*PROBLEM TO SOLVE*. Give again exactly the lines that run from the start of the records to the line holding "import pandas as pd", both ends counted. Do not include the pictures.

*SUPPLIED MATERIAL*.
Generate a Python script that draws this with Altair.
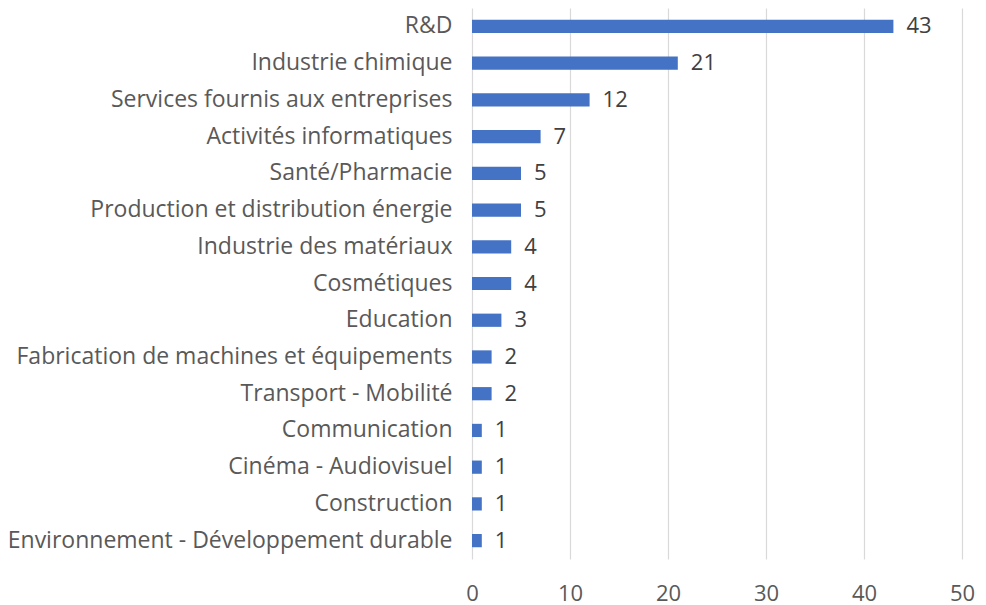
import altair as alt
import pandas as pd

categories = [
    "R&D", "Industrie chimique", "Services fournis aux entreprises",
    "Activités informatiques", "Santé/Pharmacie", "Production et distribution énergie",
    "Industrie des matériaux", "Cosmétiques", "Education",
    "Fabrication de machines et équipements", "Transport - Mobilité",
    "Communication", "Cinéma - Audiovisuel", "Construction",
    "Environnement - Développement durable",
]
values = [43, 21, 12, 7, 5, 5, 4, 4, 3, 2, 2, 1, 1, 1, 1]
x_ticks = [0, 10, 20, 30, 40, 50]

df = pd.DataFrame({"cat": categories, "val": values})
FONT = "Open Sans"

y_enc = alt.Y("cat:N", sort=categories, title=None,
              scale=alt.Scale(paddingInner=0.64, paddingOuter=0.32),
              axis=alt.Axis(labelFont=FONT, labelFontSize=23, labelColor="#595959",
                            labelPadding=20, ticks=False, domain=False, labelLimit=600))
x_enc = alt.X("val:Q", title=None,
              scale=alt.Scale(domain=[0, 50], nice=False),
              axis=alt.Axis(values=x_ticks, labelFont=FONT, labelFontSize=22,
                            labelColor="#595959", labelPadding=24, ticks=False,
                            labelFlush=False, labelOverlap=False,
                            domain=False, gridColor="#d9d9d9", gridWidth=1.2))

bars = alt.Chart(df).mark_bar(color="#4472C4").encode(x=x_enc, y=y_enc)
labels = alt.Chart(df).mark_text(align="left", baseline="middle", dx=13,
                                 font=FONT, fontSize=22, color="#404040").encode(
    x="val:Q", y=alt.Y("cat:N", sort=categories), text="val:Q")

chart = (bars + labels).properties(
    width=490, height=551,
    autosize=alt.AutoSizeParams(type="none"),
    padding={"left": 464, "top": 0, "right": 16, "bottom": 46},
).configure_view(stroke=None)

chart.save("out.html", embed_options={"renderer": "svg", "actions": False})
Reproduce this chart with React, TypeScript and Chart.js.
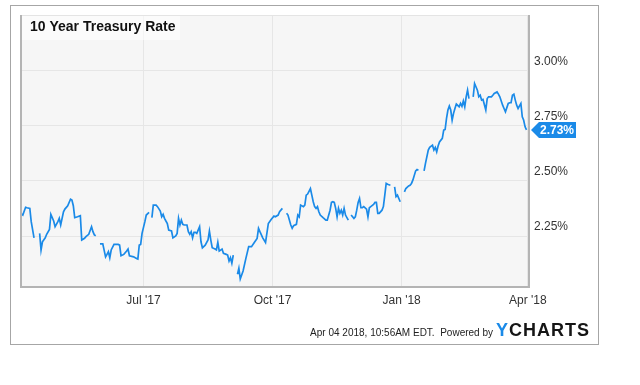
import React, { useEffect, useRef } from "react";
import { Chart, registerables } from "chart.js";

Chart.register(...registerables);

// Days since Apr 4 2017, and the 10-year rate (%) on that day; null = no data (line break)
const days: number[] = [
  0, 1, 2, 4, 5, 7, 8, 10, 12, 14, 15, 16, 18, 19, 21, 22, 24, 25, 27, 28, 29, 31, 32, 34, 36, 37, 38, 39, 41, 43,
  44, 46, 47, 49, 51, 52, 53, 54, 56, 57, 59, 61, 62, 63, 64, 65, 67, 70, 71, 72, 74, 76, 77, 78, 81, 83, 84, 85, 86, 87,
  89, 90, 92, 93, 94, 95, 97, 98, 100, 101, 102, 103, 104, 105, 106, 108, 109, 111, 112, 113, 114, 115, 116, 117, 119, 120, 121, 122, 123, 124,
  125, 126, 128, 129, 130, 132, 134, 135, 136, 137, 139, 140, 141, 142, 144, 145, 147, 148, 149, 150, 151, 152, 153, 155, 156, 157, 159, 161, 163, 165,
  167, 169, 170, 171, 173, 175, 177, 179, 181, 182, 184, 185, 187, 188, 190, 191, 193, 194, 195, 197, 198, 199, 200, 202, 203, 204, 205, 207, 208, 209,
  210, 211, 212, 213, 214, 216, 218, 219, 221, 222, 223, 224, 225, 226, 227, 228, 229, 230, 231, 232, 234, 235, 236, 238, 239, 240, 241, 242, 243, 244,
  245, 247, 248, 249, 250, 252, 253, 254, 255, 256, 258, 259, 260, 261, 262, 264, 265, 267, 268, 269, 271, 272, 274, 275, 277, 278, 279, 280, 282, 283,
  284, 286, 288, 289, 291, 292, 294, 295, 296, 297, 298, 299, 301, 302, 303, 304, 305, 306, 307, 308, 309, 310, 311, 313, 314, 315, 316, 317, 318, 319,
  320, 321, 323, 324, 326, 327, 328, 329, 330, 332, 333, 334, 336, 337, 338, 340, 341, 342, 344, 345, 346, 348, 349, 350, 351, 352, 353, 354, 355, 357,
  358, 359, 360, 361,
];

const rates: (number | null)[] = [
  2.36, 2.35, 2.345, 2.38, 2.378, 2.375, 2.315, 2.242, null, 2.262, 2.187, 2.224, 2.242, 2.258, 2.28, 2.348, 2.318, 2.292, 2.315, 2.33, 2.3, 2.36, 2.372, 2.387, 2.417, 2.413, 2.387, 2.333, 2.337, 2.342,
  2.232, 2.24, 2.247, 2.258, 2.292, 2.27, 2.255, 2.251, null, 2.215, 2.215, 2.156, 2.167, 2.179, 2.152, 2.187, 2.212, 2.212, 2.209, 2.161, 2.167, 2.182, 2.191, 2.161, 2.156, 2.149, 2.146, 2.209, 2.212, 2.262,
  2.315, 2.345, 2.357, null, 2.333, 2.39, 2.39, 2.383, 2.363, 2.337, 2.348, 2.33, 2.318, 2.307, 2.277, 2.273, 2.242, 2.251, 2.262, 2.33, 2.3, 2.322, 2.303, 2.3, 2.3, 2.27, 2.258, 2.27, 2.242, 2.267,
  2.267, 2.262, 2.292, 2.224, 2.197, 2.209, 2.232, 2.273, 2.232, 2.197, 2.191, 2.187, 2.222, 2.182, 2.191, 2.172, 2.167, 2.164, 2.137, 2.152, 2.127, 2.164, null, 2.077, 2.104, 2.056, 2.092, 2.149, 2.202, 2.202,
  2.221, 2.239, 2.285, 2.27, 2.242, 2.221, 2.307, 2.325, 2.34, 2.337, 2.345, 2.36, 2.375, null, 2.353, 2.345, 2.3, 2.285, 2.297, 2.303, 2.345, 2.337, 2.39, 2.383, 2.39, 2.435, 2.44, 2.465, 2.435, 2.405,
  2.383, 2.375, 2.383, 2.36, 2.345, 2.333, 2.322, 2.322, 2.367, 2.402, 2.405, 2.402, 2.375, 2.337, 2.375, 2.353, 2.367, 2.345, 2.375, 2.345, 2.322, null, 2.345, 2.33, 2.337, 2.367, 2.402, 2.42, 2.378, 2.378,
  2.383, 2.372, 2.337, 2.378, 2.383, 2.393, 2.402, 2.402, 2.353, 2.353, 2.367, 2.383, 2.435, 2.488, 2.484, 2.48, null, 2.473, 2.428, 2.435, 2.405, null, 2.45, 2.465, 2.477, 2.48, 2.488, 2.503, 2.545, 2.551,
  2.548, null, 2.545, 2.579, 2.639, 2.651, 2.661, 2.639, 2.651, 2.631, 2.657, 2.676, 2.692, 2.729, 2.732, 2.782, 2.82, 2.838, 2.82, 2.774, 2.805, 2.827, 2.847, 2.835, 2.85, 2.837, 2.861, 2.835, 2.88, 2.91,
  2.872, null, 2.88, 2.94, 2.91, 2.88, 2.887, 2.865, 2.868, 2.82, 2.872, 2.88, 2.88, 2.887, 2.895, 2.902, 2.892, 2.88, 2.842, 2.827, 2.812, 2.85, 2.853, 2.853, 2.887, 2.892, 2.865, 2.842, 2.827, 2.85,
  2.789, 2.774, 2.744, 2.73,
];

const xTickDays: number[] = [88, 180, 272, 362];
const xTickLabels: string[] = ["Jul '17", "Oct '17", "Jan '18", "Apr '18"];
const yTickValues: number[] = [2.25, 2.5, 2.75, 3.0];
const titleText = "10 Year Treasury Rate";
const footerText = "Apr 04 2018, 10:56AM EDT.  Powered by";
const brandY = "Y";
const brandRest = "CHARTS";

const FONT = '"Liberation Sans", Arial, Helvetica, sans-serif';
const BLUE = "#1a8ae8";

export default function App() {
  const ref = useRef<HTMLCanvasElement | null>(null);

  useEffect(() => {
    if (!ref.current) return;
    const points = days.map((d, i) => ({ x: d, y: rates[i] }));
    let lastVal = 0;
    for (let i = rates.length - 1; i >= 0; i--) {
      if (rates[i] != null) { lastVal = rates[i] as number; break; }
    }

    const decor = {
      id: "decor",
      beforeDraw(chart: any) {
        const { ctx, chartArea: a } = chart;
        ctx.save();
        ctx.fillStyle = "#ffffff";
        ctx.fillRect(0, 0, chart.width, chart.height);
        ctx.strokeStyle = "#a6a6a6";
        ctx.lineWidth = 1;
        ctx.strokeRect(10.5, 5.5, 588, 339);
        ctx.fillStyle = "#f6f6f6";
        ctx.fillRect(a.left, a.top, a.right - a.left, a.bottom - a.top);
        ctx.restore();
      },
      afterDraw(chart: any) {
        const { ctx, chartArea: a } = chart;
        const ys = chart.scales.y;
        ctx.save();
        // plot frame
        ctx.strokeStyle = "#e4e4e4";
        ctx.lineWidth = 1;
        ctx.beginPath();
        ctx.moveTo(a.left, a.top + 0.5);
        ctx.lineTo(a.right, a.top + 0.5);
        ctx.stroke();
        ctx.strokeStyle = "#b4b4b4";
        ctx.lineWidth = 2;
        ctx.beginPath();
        ctx.moveTo(a.left + 1, a.top);
        ctx.lineTo(a.left + 1, a.bottom - 1);
        ctx.lineTo(a.right - 1, a.bottom - 1);
        ctx.lineTo(a.right - 1, a.top);
        ctx.stroke();

        // title box
        ctx.fillStyle = "rgba(255,255,255,0.55)";
        ctx.fillRect(a.left + 2, a.top + 1, 158, 24);
        ctx.fillStyle = "#111";
        ctx.font = `bold 14px ${FONT}`;
        ctx.textBaseline = "middle";
        ctx.textAlign = "left";
        ctx.fillText(titleText, 30, 27);

        // last value tag
        const py = ys.getPixelForValue(lastVal);
        const tx = a.right + 1;
        ctx.fillStyle = BLUE;
        ctx.beginPath();
        ctx.moveTo(tx, py);
        ctx.lineTo(tx + 8, py - 8);
        ctx.lineTo(tx + 45, py - 8);
        ctx.lineTo(tx + 45, py + 8);
        ctx.lineTo(tx + 8, py + 8);
        ctx.closePath();
        ctx.fill();
        ctx.fillStyle = "#ffffff";
        ctx.font = `bold 12px ${FONT}`;
        ctx.textAlign = "left";
        ctx.fillText(lastVal.toFixed(2) + "%", tx + 9, py + 0.5);

        // footer
        ctx.fillStyle = "#222";
        ctx.font = `10px ${FONT}`;
        ctx.textAlign = "right";
        ctx.textBaseline = "alphabetic";
        ctx.fillText(footerText, 493, 336);
        ctx.font = `bold 18px ${FONT}`;
        (ctx as any).letterSpacing = "1px";
        ctx.textAlign = "left";
        ctx.fillStyle = BLUE;
        ctx.fillText(brandY, 496, 336);
        const w = ctx.measureText(brandY).width;
        ctx.fillStyle = "#151515";
        ctx.fillText(brandRest, 496 + w, 336);
        (ctx as any).letterSpacing = "0px";
        ctx.restore();
      },
    };

    const chart = new Chart(ref.current, {
      type: "line",
      data: {
        datasets: [
          {
            data: points as any,
            borderColor: BLUE,
            borderWidth: 1.7,
            pointRadius: 0,
            tension: 0,
            spanGaps: false,
            fill: false,
          },
        ],
      },
      options: {
        animation: false,
        responsive: false,
        events: [],
        layout: { padding: { left: 20, top: 15, right: 0, bottom: 0 } },
        plugins: { legend: { display: false }, tooltip: { enabled: false }, title: { display: false } },
        scales: {
          x: {
            type: "linear",
            min: 0,
            max: 363.5,
            border: { display: false },
            grid: { color: "#e6e6e6", lineWidth: 1, drawTicks: false },
            afterBuildTicks: (s: any) => {
              s.ticks = xTickDays.map((v) => ({ value: v }));
            },
            afterFit: (s: any) => {
              s.height = 97;
            },
            ticks: {
              padding: 5,
              color: "#333",
              font: { family: FONT, size: 12 },
              maxRotation: 0,
              autoSkip: false,
              callback: (v: any) => {
                const i = xTickDays.indexOf(Number(v));
                return i >= 0 ? xTickLabels[i] : "";
              },
            },
          },
          y: {
            type: "linear",
            position: "right",
            min: 2.015,
            max: 3.25,
            border: { display: false },
            grid: { color: "#e6e6e6", lineWidth: 1, drawTicks: false },
            afterBuildTicks: (s: any) => {
              s.ticks = yTickValues.map((v) => ({ value: v }));
            },
            afterFit: (s: any) => {
              s.width = 110;
            },
            ticks: {
              padding: 4,
              labelOffset: -9,
              color: "#333",
              font: { family: FONT, size: 12 },
              callback: (v: any) => Number(v).toFixed(2) + "%",
            },
          },
        },
      },
      plugins: [decor],
    } as any);
    return () => chart.destroy();
  }, []);

  return (
    <div style={{ position: "fixed", left: 0, top: 0, width: 640, height: 385, background: "#fff" }}>
      <canvas ref={ref} width={640} height={385} style={{ display: "block" }} />
    </div>
  );
}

*OUTPUT OF THE EXERCISE*.
Generate a Python script that draws this with Altair.
import altair as alt
import pandas as pd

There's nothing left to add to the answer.